What I loved about this book is that Jean-Michel Basquiat’s story is a universal one. He knew what he wanted to become at an early age and began working tirelessly to achieve his goals. Despite not having a “traditional” art style and background, Basquiat stayed the course and persisted in the face of many challenges. I also loved Javaka Steptoe’s illustrations throughout the book, as he created original images for the story that are inspired by Basquiat’s own work.
While this book does not delve into Basquiat’s drug addictions or early death at the age of 27, I feel that there are tremendous messages contained within regarding the importance of perseverance and nurturing “talent,” even when that talent is not immediately recognizable in a traditional sense. For students, this is a story about overcoming people’s perceptions that are based on ethnicity, background, and family circumstances; parents and teachers, meanwhile, will find that this is a book that reminds us that we must find the talent hidden within all of our children and students.

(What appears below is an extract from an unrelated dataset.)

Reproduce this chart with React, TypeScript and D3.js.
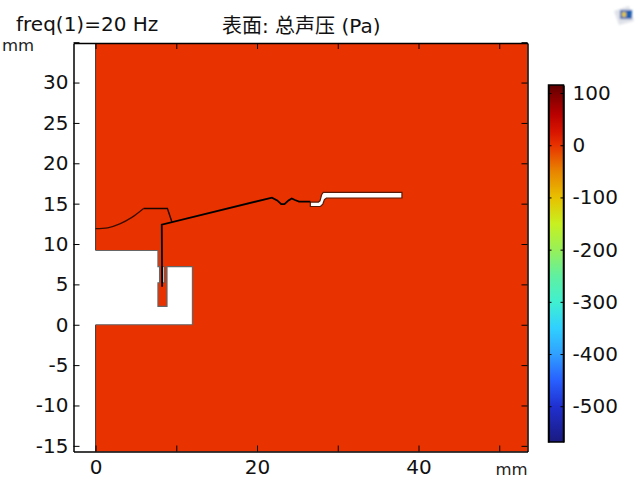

As educators, the sooner we can find out about our students’ interests and talents, the better. Teachers might want to request letters from students in which they define their wishes, aspirations, and perceived talents during the first few days of school. This exercise would be a wonderful way for teachers to establish personal connections with their students. For children in lower grades whose writing skills are not up to the challenge, these types of home writing assignments can encourage parents to start conversations about your child’s dreams in order to prepare them for classroom discussion. Let us start this school year hearing our children’s voices and their dreams, and perhaps, we can share our own aspirations, too.